For daily drivers, restoration can make an older interior feel newer without replacing major components. For luxury, exotic, and performance vehicles, it protects the premium feel the cabin is supposed to have. For classics and collector cars, it can help preserve originality and visual accuracy in a way aftermarket replacements cannot.

The trade-off is simple. If the vehicle is extremely low value and the wheel is common and easy to replace with a clean OEM part, replacement may make sense. But if the wheel is rare, customized, heated, structurally unique, or central to the car’s character, restoration is usually the better move.

What should be included in the price?

When comparing quotes, look beyond the number itself. Ask what the service actually includes.

A real steering wheel restoration estimate should account for the restoration method, the material being used, the level of surface repair, color matching if needed, and the final finish quality. If the wheel is being shipped to a specialist, shipping and turnaround time matter too. Some customers also need matching work on the airbag cover, shifter, armrest, or surrounding trim so the restored wheel does not make the rest of the interior look neglected.

This is where a specialist has an advantage. A shop focused on interior components can usually restore the wheel as part of a coordinated interior refresh, which produces a more consistent result.

How to get an accurate quote

The fastest way to get a realistic price is to provide clear photos of the wheel from multiple angles and describe the vehicle, the damage, and the finish you want. Mention whether you want factory-style restoration or a custom upgrade. If the wheel has wood, carbon fiber, heat, perforated sections, or unusual contours, include that up front.

Photos of the worst wear matter most. Cracks at the top of the rim, peeling side grips, faded wood, and damaged spoke areas all affect labor differently. A good quote depends on knowing what is under the visible wear, so accuracy at this stage helps avoid surprises later.

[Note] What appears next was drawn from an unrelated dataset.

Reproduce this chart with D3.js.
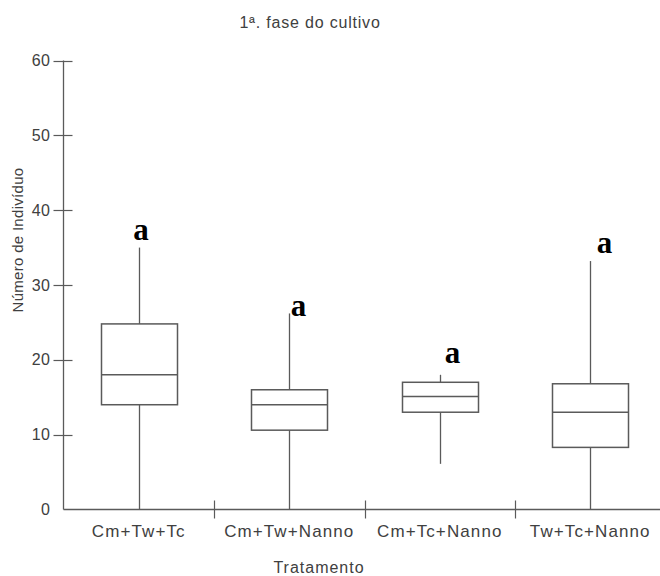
<!DOCTYPE html>
<html>
<head>
<meta charset="utf-8">
<script src="https://cdn.jsdelivr.net/npm/d3@7/dist/d3.min.js"></script>
<style>
  html, body { margin: 0; padding: 0; background: #fff; }
  svg { display: block; }
</style>
</head>
<body>
<svg id="chart" width="660" height="576"></svg>
<script>
// ---- data ----
const categories = ["Cm+Tw+Tc", "Cm+Tw+Nanno", "Cm+Tc+Nanno", "Tw+Tc+Nanno"];
const whiskerMin = [0, 0, 6.1, 0];
const q1Values = [14.0, 10.6, 13.0, 8.3];
const medianValues = [18.0, 14.0, 15.1, 13.0];
const q3Values = [24.8, 16.0, 17.0, 16.8];
const whiskerMax = [35.0, 26.2, 18.0, 33.2];
const groupLetters = ["a", "a", "a", "a"];
const letterValues = [36.0, 25.9, 19.6, 34.3];   // baseline of letters, data units
const yTicks = [0, 10, 20, 30, 40, 50, 60];
const titleText = "1ª. fase do cultivo";
const xTitle = "Tratamento";
const yTitle = "Número de Indivíduo";

// ---- layout ----
const svg = d3.select("#chart");
const lineColor = "#5a5a5a";
const textColor = "#404040";
const fontSans = "Arial, 'Liberation Sans', sans-serif";
const axisX = 63.5, axisY = 509.5;

const x = d3.scaleBand().domain(categories).range([63.5, 665.5]).padding(0);
const y = d3.scaleLinear().domain([0, 60]).range([509.5, 60.5]);

const boxes = categories.map((c, i) => ({
  cat: c, min: whiskerMin[i], q1: q1Values[i], med: medianValues[i],
  q3: q3Values[i], max: whiskerMax[i], letter: groupLetters[i], lv: letterValues[i]
}));
const letterDx = [1.5, 9, 12, 14];

// title
svg.append("text")
  .attr("x", 310).attr("y", 28)
  .attr("text-anchor", "middle")
  .attr("font-family", fontSans)
  .attr("font-size", 16).attr("letter-spacing", 0.8)
  .attr("fill", textColor)
  .text(titleText);

// y axis
const yAxis = d3.axisLeft(y).tickValues(yTicks).tickSize(0).tickPadding(13);
const gy = svg.append("g").attr("transform", `translate(${axisX},0)`).call(yAxis);
gy.select(".domain").remove();
gy.selectAll(".tick text")
  .attr("font-family", fontSans)
  .attr("font-size", 16).attr("letter-spacing", 0.5).attr("fill", textColor);
svg.append("g").selectAll("line").data(yTicks.filter(t => t > 0)).join("line")
  .attr("x1", axisX - 10).attr("x2", axisX + 9)
  .attr("y1", d => Math.round(y(d)) + 0.5).attr("y2", d => Math.round(y(d)) + 0.5)
  .attr("stroke", lineColor).attr("stroke-width", 1.2);
svg.append("line")
  .attr("x1", axisX).attr("x2", axisX)
  .attr("y1", y(60)).attr("y2", axisY)
  .attr("stroke", lineColor).attr("stroke-width", 1.3);

// x axis
svg.append("line")
  .attr("x1", axisX).attr("x2", 660)
  .attr("y1", axisY).attr("y2", axisY)
  .attr("stroke", lineColor).attr("stroke-width", 1.3);
const boundaries = categories.slice(1).map(c => x(c));
svg.append("g").selectAll("line").data(boundaries).join("line")
  .attr("x1", d => Math.round(d) + 0.5).attr("x2", d => Math.round(d) + 0.5)
  .attr("y1", axisY - 9).attr("y2", axisY + 9)
  .attr("stroke", lineColor).attr("stroke-width", 1.2);
svg.append("g").selectAll("text").data(categories).join("text")
  .attr("x", d => x(d) + x.bandwidth() / 2)
  .attr("y", 537)
  .attr("text-anchor", "middle")
  .attr("font-family", fontSans)
  .attr("font-size", 17).attr("letter-spacing", 1.1)
  .attr("fill", textColor)
  .text(d => d);

// axis titles
svg.append("text")
  .attr("x", 319).attr("y", 573)
  .attr("text-anchor", "middle")
  .attr("font-family", fontSans)
  .attr("font-size", 16).attr("letter-spacing", 1)
  .attr("fill", textColor)
  .text(xTitle);
svg.append("text")
  .attr("transform", "translate(23,240) rotate(-90)")
  .attr("text-anchor", "middle")
  .attr("font-family", fontSans)
  .attr("font-size", 15).attr("letter-spacing", 0.3)
  .attr("fill", textColor)
  .text(yTitle);

// boxes
const bw = x.bandwidth() * 0.505;
const g = svg.append("g").selectAll("g").data(boxes).join("g")
  .attr("transform", d => `translate(${Math.round(x(d.cat) + x.bandwidth() / 2) + 0.5},0)`);
g.append("line")
  .attr("x1", 0).attr("x2", 0)
  .attr("y1", d => y(d.max)).attr("y2", d => y(d.q3))
  .attr("stroke", lineColor).attr("stroke-width", 1.3);
g.append("line")
  .attr("x1", 0).attr("x2", 0)
  .attr("y1", d => y(d.q1)).attr("y2", d => y(d.min))
  .attr("stroke", lineColor).attr("stroke-width", 1.3);
g.append("rect")
  .attr("x", -bw / 2).attr("width", bw)
  .attr("y", d => y(d.q3)).attr("height", d => y(d.q1) - y(d.q3))
  .attr("fill", "none").attr("stroke", lineColor).attr("stroke-width", 1.5);
g.append("line")
  .attr("x1", -bw / 2).attr("x2", bw / 2)
  .attr("y1", d => y(d.med)).attr("y2", d => y(d.med))
  .attr("stroke", lineColor).attr("stroke-width", 1.5);
g.append("text")
  .attr("x", (d, i) => letterDx[i])
  .attr("y", d => y(d.lv))
  .attr("text-anchor", "middle")
  .attr("font-family", "'Liberation Serif', 'Times New Roman', serif")
  .attr("font-weight", "bold")
  .attr("font-size", 31)
  .attr("fill", "#000")
  .text(d => d.letter);
</script>
</body>
</html>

For send-in work, customers should also factor in shipping both ways and the downtime while the original wheel is out of the vehicle. For many owners, that trade-off is still worth it because the result is tailored to their exact part rather than a generic replacement.

At Craft Customs, this is why steering wheel work is handled as a craftsmanship job, not a generic upholstery task. The goal is not to get something merely usable back in your hands. It is to return a wheel that looks right, feels right, and fits the value of the vehicle it came from.

If your steering wheel is the one part making the whole interior feel old, the right restoration usually pays for itself every time you open the door and every time your hands hit the rim.